We are not accepting any aggression against foreign institutions whether EU
or American, or against any other group, foreign or Palestinian," Dr Zahar
said. He said some Palestinians had already boycotted Danish goods and Hamas
wanted them to continue protesting by "legal means". 

He told the Christian group "you are our brothers who live side by side with
us along with the foreigners who come to serve this community". He said that
Hamas's armed wing would offer protection for the Christians until such time
as an incoming Hamas government could reform the security services and
provide official security. 

Earlier, Manuel Mussalam, a priest of the Latin Church in Gaza, delivered an
emotional appeal to Dr Zahar after the church received a fax that he said
had come from "Fatah gunmen and the Soraya al-Quds". He said: " They
threatened our churches in Gaza. We will not be threatened. We are
Christians, yes, but Palestinians first." 

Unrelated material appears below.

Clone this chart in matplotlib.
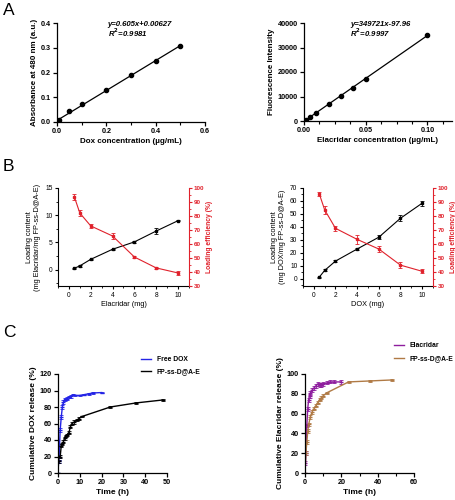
import matplotlib
matplotlib.use("Agg")
import matplotlib.pyplot as plt
from matplotlib.ticker import AutoMinorLocator, FormatStrFormatter
from matplotlib.lines import Line2D
import numpy as np

plt.rcParams['font.family'] = ['Liberation Sans', 'DejaVu Sans']

# ---------------- Data ----------------
# A left: DOX standard curve
dox_conc = [0, 0.01, 0.05, 0.1, 0.2, 0.3, 0.4, 0.5]
dox_abs = [0.002, 0.007, 0.043, 0.071, 0.130, 0.188, 0.247, 0.306]
dox_slope, dox_int = 0.605, 0.00627

# A right: Elacridar standard curve
ela_conc = [0, 0.002, 0.005, 0.01, 0.02, 0.03, 0.04, 0.05, 0.1]
ela_fl = [0, 400, 1700, 3300, 7000, 10300, 13500, 17200, 35000]
ela_slope, ela_int = 349721, -97.96

# B: loading
feed = [0.5, 1, 2, 4, 6, 8, 10]
ela_lc = [0.25, 0.7, 1.9, 3.75, 5.1, 7.1, 9.0]
ela_lc_err = [0.1, 0.15, 0.15, 0.1, 0.15, 0.5, 0.15]
ela_le = [93.6, 82.1, 72.9, 65.7, 50.7, 42.9, 39.3]
ela_le_err = [2.0, 2.0, 1.5, 1.8, 0.8, 1.0, 1.3]
dox_lc = [1.3, 6.5, 13.7, 23.0, 32.1, 46.7, 58.3]
dox_lc_err = [0.5, 0.8, 0.6, 1.0, 1.5, 2.5, 2.0]
dox_le = [95.9, 84.4, 71.2, 63.3, 56.4, 44.9, 40.5]
dox_le_err = [1.5, 3.0, 1.8, 3.0, 2.0, 2.0, 1.5]

# C left: DOX release
free_dox_t = [0, 0.25, 0.5, 1, 1.5, 2, 2.5, 3, 4, 5, 6, 7, 8, 10, 12, 14, 16, 20]
free_dox_r = [0, 14, 20, 52, 68, 80, 86, 89, 90, 92, 93, 95, 94, 94, 95, 96, 97, 97.5]
free_dox_e = [0, 2, 2, 2, 2, 2, 2, 1.5, 2, 1.5, 1.5, 1, 1, 1, 1, 1, 1, 1]
fp_dox_t = [0, 0.25, 0.5, 1, 1.5, 2, 2.5, 3, 3.5, 4, 5, 5.7, 6.4, 7.5, 8.7, 9.6, 11, 24, 36, 48]
fp_dox_r = [0, 14, 20, 20, 33, 35, 38, 42, 45, 46, 49, 56, 60, 62, 64, 66, 68.5, 80, 85, 88.5]
fp_dox_e = [0, 2, 2, 2, 2, 1.5, 1.5, 2, 1.5, 1.5, 1.5, 2, 2, 2, 1.5, 1.5, 1, 1, 1.5, 1]

# C right: Elacridar release
free_ela_t = [0, 0.25, 0.5, 1, 1.5, 2, 2.5, 3, 4, 5, 6, 7, 8, 9, 10, 12, 14, 16, 20]
free_ela_r = [0, 10, 20, 48, 65, 74, 78, 81, 84, 86, 88, 90, 89, 89, 90, 91, 92, 92, 92]
free_ela_e = [0, 2, 2, 2, 2, 2, 2, 2, 2, 2, 2, 2, 2, 2, 2, 1.5, 1.5, 1.5, 2]
fp_ela_t = [0, 0.5, 1, 1.5, 2, 3, 4, 5, 6, 7, 8, 9, 10, 12, 24, 36, 48]
fp_ela_r = [0, 20, 31, 42, 49, 57, 62, 65, 68, 71, 74, 76, 78, 81, 92, 93, 94]
fp_ela_e = [0, 2, 2, 2, 2, 2, 2, 1.5, 1.5, 1.5, 1.5, 1.5, 1.5, 1, 1, 1, 1]

RED = '#E0212B'
BLUE = '#2424E6'
PURPLE = '#8E1D9E'
BROWN = '#B07A45'

fig = plt.figure(figsize=(4.56, 5.00), dpi=100)
W, H = 456.0, 500.0

def add_ax(x0, y0, x1, y1):
    return fig.add_axes([x0 / W, 1 - y1 / H, (x1 - x0) / W, (y1 - y0) / H])

def prism_style(ax):
    for s in ['top', 'right']:
        ax.spines[s].set_visible(False)
    for s in ['left', 'bottom']:
        ax.spines[s].set_linewidth(0.9)
    ax.tick_params(which='major', direction='out', length=3, width=0.9, labelsize=5.2, pad=1.5)
    ax.tick_params(which='minor', direction='out', length=2, width=0.8)
    for lab in ax.get_xticklabels() + ax.get_yticklabels():
        lab.set_fontweight('bold')

# ---------------- A left ----------------
ax = add_ax(57, 23, 205, 122)
xx = np.array([0, 0.5])
ax.plot(xx, dox_slope * xx + dox_int, color='black', lw=0.9)
ax.plot(dox_conc, dox_abs, 'o', color='black', ms=3)
ax.set_xlim(0, 0.6)
ax.set_ylim(0, 0.4)
ax.set_xticks([0, 0.2, 0.4, 0.6])
ax.set_xticks(np.arange(0, 0.61, 0.1), minor=True)
ax.set_yticks([0, 0.1, 0.2, 0.3, 0.4])
ax.xaxis.set_major_formatter(FormatStrFormatter('%.1f'))
ax.yaxis.set_major_formatter(FormatStrFormatter('%.1f'))
prism_style(ax)
ax.set_xlabel('Dox concentration (µg/mL)', fontsize=5.8, fontweight='bold', labelpad=2)
ax.set_ylabel('Absorbance at 480 nm (a.u.)', fontsize=5.8, fontweight='bold', labelpad=2)
ax.text(0.205, 0.395, 'y=0.605x+0.00627', fontsize=5.6, fontweight='bold', style='italic', va='center')
ax.text(0.205, 0.36, 'R$^\\mathbf{2}$=0.9981', fontsize=5.6, fontweight='bold', style='italic', va='center')

# ---------------- A right ----------------
ax = add_ax(304, 23, 452, 121)
xx = np.array([0, 0.1])
ax.plot(xx, ela_slope * xx + ela_int, color='black', lw=0.9)
ax.plot(ela_conc, ela_fl, 'o', color='black', ms=3)
ax.set_xlim(0, 0.12)
ax.set_ylim(0, 40000)
ax.set_xticks([0, 0.05, 0.10])
ax.set_xticks(np.arange(0, 0.121, 0.0125), minor=True)
ax.set_yticks([0, 10000, 20000, 30000, 40000])
ax.xaxis.set_major_formatter(FormatStrFormatter('%.2f'))
prism_style(ax)
ax.set_xlabel('Elacridar concentration (µg/mL)', fontsize=5.8, fontweight='bold', labelpad=2)
ax.set_ylabel('Fluorescence Intensity', fontsize=5.8, fontweight='bold', labelpad=2)
ax.text(0.0375, 39500, 'y=349721x-97.96', fontsize=5.6, fontweight='bold', style='italic', va='center')
ax.text(0.0375, 36000, 'R$^\\mathbf{2}$=0.9997', fontsize=5.6, fontweight='bold', style='italic', va='center')

# ---------------- B panels ----------------
def loading_panel(box, lc, lc_err, le, le_err, ylim, yticks, xlabel, ylabel):
    ax = add_ax(*box)
    ax2 = ax.twinx()
    ax.errorbar(feed, lc, yerr=lc_err, color='black', lw=0.8, marker='s', ms=1.8,
                capsize=1.2, elinewidth=0.6, capthick=0.6)
    ax2.errorbar(feed, le, yerr=le_err, color=RED, lw=0.8, marker='s', ms=1.8,
                 capsize=1.2, elinewidth=0.6, capthick=0.6)
    ax.set_xlim(-1, 11)
    ax.set_xticks([0, 2, 4, 6, 8, 10])
    ax.set_ylim(*ylim)
    ax.set_yticks(yticks)
    ax2.set_ylim(30, 100)
    ax2.set_yticks(range(30, 101, 10))
    ax2.yaxis.set_minor_locator(AutoMinorLocator(2))
    ax.xaxis.set_minor_locator(AutoMinorLocator(2))
    ax.yaxis.set_minor_locator(AutoMinorLocator(2))
    for a in (ax, ax2):
        a.spines['top'].set_visible(False)
        for s in ['left', 'bottom', 'right']:
            a.spines[s].set_linewidth(0.8)
    ax.spines['right'].set_visible(False)
    ax2.spines['left'].set_visible(False)
    ax2.spines['bottom'].set_visible(False)
    ax2.spines['right'].set_color(RED)
    ax.tick_params(which='major', direction='out', length=2.5, width=0.8, labelsize=4.8, pad=1.5)
    ax.tick_params(which='minor', direction='out', length=1.5, width=0.6)
    ax2.tick_params(which='major', direction='out', length=2.5, width=0.8, labelsize=4.5, pad=1,
                    colors=RED)
    ax2.tick_params(which='minor', direction='out', length=1.5, width=0.6, colors=RED)
    for lab in ax2.get_yticklabels():
        lab.set_fontweight('bold')
    ax.set_xlabel(xlabel, fontsize=5.3, labelpad=2)
    ax.set_ylabel(ylabel, fontsize=5.3, labelpad=3, linespacing=1.1)
    ax2.set_ylabel('Loading efficiency (%)', fontsize=4.9, color=RED, fontweight='bold', labelpad=1)
    return ax

loading_panel((58, 188, 189, 286), ela_lc, ela_lc_err, ela_le, ela_le_err,
              (-3, 15), [0, 5, 10, 15], 'Elacridar (mg)',
              'Loading content\n(mg Elacridar/mg FP-ss-D@A-E)')
loading_panel((303, 188, 433, 286), dox_lc, dox_lc_err, dox_le, dox_le_err,
              (-5.5, 70), [0, 10, 20, 30, 40, 50, 60, 70], 'DOX (mg)',
              'Loading content\n(mg DOX/mg FP-ss-D@A-E)')

# ---------------- C panels ----------------
def release_panel(box, series, xlim, xticks, xminor, ylim, yticks, ylabel, leg_anchor, leg_spacing):
    ax = add_ax(*box)
    for t, r, e, c, lab in series:
        ax.errorbar(t, r, yerr=e, color=c, lw=1.0, marker='_', ms=3,
                    capsize=1.3, elinewidth=0.6, capthick=0.6, label=lab)
    ax.set_xlim(*xlim)
    ax.set_xticks(xticks)
    if xminor is not None:
        ax.set_xticks(xminor, minor=True)
    ax.set_ylim(*ylim)
    ax.set_yticks(yticks)
    prism_style(ax)
    ax.set_xlabel('Time (h)', fontsize=6, fontweight='bold', labelpad=2)
    ax.set_ylabel(ylabel, fontsize=6, fontweight='bold', labelpad=2)
    lh = [Line2D([0], [0], color=s[3], lw=1.0) for s in series]
    fig.legend(lh, [s[4] for s in series], loc='upper left',
               bbox_to_anchor=(leg_anchor[0] / W, 1 - leg_anchor[1] / H),
               frameon=False, prop={'size': 4.9, 'weight': 'bold'},
               handlelength=1.5, handletextpad=0.8, labelspacing=leg_spacing,
               borderaxespad=0, borderpad=0)
    return ax

release_panel((58, 374, 167, 473),
              [(free_dox_t, free_dox_r, free_dox_e, BLUE, 'Free DOX'),
               (fp_dox_t, fp_dox_r, fp_dox_e, 'black', 'FP-ss-D@A-E')],
              (0, 50), [0, 10, 20, 30, 40, 50], None, (0, 120), range(0, 121, 20),
              'Cumulative DOX release (%)', (141, 356), 0.75)
release_panel((305, 374, 414, 473),
              [(free_ela_t, free_ela_r, free_ela_e, PURPLE, 'Elacridar'),
               (fp_ela_t, fp_ela_r, fp_ela_e, BROWN, 'FP-ss-D@A-E')],
              (0, 60), [0, 20, 40, 60], [10, 30, 50], (0, 100), range(0, 101, 20),
              'Cumulative Elacridar release (%)', (394, 342), 0.95)

# Panel letters
fig.text(3 / W, 1 - 3 / H, 'A', fontsize=12.5, va='top', ha='left')
fig.text(3 / W, 1 - 159 / H, 'B', fontsize=12.5, va='top', ha='left')
fig.text(3 / W, 1 - 325 / H, 'C', fontsize=12.5, va='top', ha='left')

fig.savefig('out.png', dpi=100)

Khadr Habib, an Islamic Jihad leader in Gaza, insisted that the faction was
against targeting "foreign guests" but warned that the situation could move
"out of control" because of anger at the cartoons. He said: "Talking as a
Muslim, this is very bad. The Prophet Mohamed is a red line. I am very
surprised that the Danish government did not attack the publication of the
cartoon." 

He added that he was also surprised that other European governments had not
apologised for the publication. "Islam respects all other religions," he
added. 

The spiral of publication and outraged response seems set to continue as
European newspapers waded into the row by reprinting many of the cartoons. 

Others took the approach of the French centre-left newspaper, Le Monde,
which published a large, front-page sketch of a pencil writing over and over
the words: "I must not draw Mohamed". Plantu, the newspaper's award-winning
cartoonist, made the words spiral into a striking portrait of a turbanned
man with a flowing beard. 

Utter confusion, meanwhile, surrounded the decision of the struggling French
tabloid newspaper France-Soir to publish all 12 Danish cartoons on
Wednesday. The newspaper's proprietor, Raymond Lakah, a Franco-Egyptian
businessman, fired France-Soir's publisher and editor, Jacques Lefranc, for
printing the drawings and issued a public apology to Muslims. However, his
newspaper devoted the first four pages yesterday to congratulating itself on
its defence of democracy, press freedom and "secularity" against " religious
intolerance and censorship". 

France-Soir made no mention of M. Lefranc's dismissal, which some executives
claimed was related to M. Lakah's bid to dispose of the bankrupt newspaper. 

How the European press covered the controversy 

FRANCE 

The editor of France-Soir, the tabloid daily that published all 12 cartoons,
was fired yesterday as the paper's Franco-Egyptian proprietor issued an
apology to the country's Muslim population. No other French publication has
featured the cartoons, but Le Monde illustrated its coverage with a front
page illustration of the words: "I must not draw Mohammed." 

DENMARK 

The country that sparked the furore in September when the newspaper
Jyllands-Posten published cartoons featuring Mohamed hassummoned its foreign
envoys for talks on dealing with the crisis. "We are talking about an issue
with fundamental significance to how democracies work," said the Danish
Prime Minister, Anders Fogh Rasmussen. Sales of Danish goods in the Middle
East have collapsed. 

GERMANY 

The staunchly conservative Die Welt published one of the most controversial
Danish cartoons, showing Mohamed with a turban shaped like a bomb, topped by
a hissing fuse. "There is no right to be shielded from satire in the West,"
wrote the paper. The Berliner Zeitung featured the cartoons on its news
pages. 

SPAIN 

Two newspapers, El Periodico and ABC, have published the cartoons, arguing
that press freedom is more important than the protests and boycotts which
the cartoons are provoking across the Muslim world. 

ITALY 

Corriere della Serra and La Stampa newspapers published the cartoon
depicting the Prophet wearing a bomb-shaped turban. 

NETHERLANDS 

The Dutch paper De Volkskrant reprinted some of the offending cartoons over
two pages. The paper also interviewed Dutch cartoonists, not all of whom
were willing to support the move. "Why throw oil on the fire?" asked one
cartoonists, Joep Bertrams. 


The story so far 


30 SEPTEMBER 2005: The 12 cartoons are published in Danish paper
Jyllands-Posten 

20 OCTOBER: The Danish Prime Minister hears complaints from 11 countries but
he refuses to intervene 

10 JANUARY 2006: Magazinet in Norway reprints the cartoons 

28 JANUARY: After a boycott, the Danish-Swedish firm Arla appeases Muslims
with adverts in Middle East papers 

29 JANUARY: Saudi Arabia calls for a boycott of Danish goods and orders its
envoy back from Copenhagen. Libya says that it will close its Danish embassy


30 JANUARY: Editor of Jyllands-Posten apologises. Gunmen storm EU's offices
in Gaza 

31 JANUARY: Denmark tells citizens not to go to Saudi Arabia 

1 FEBRUARY: Seven papers in Europe republish cartoons in solidarity with
Jyllands-Posten 

YESTERDAY: Shihan in Jordan reprints cartoons to show "extent of the
offence". Gaza gunmen reoccupy EU offices.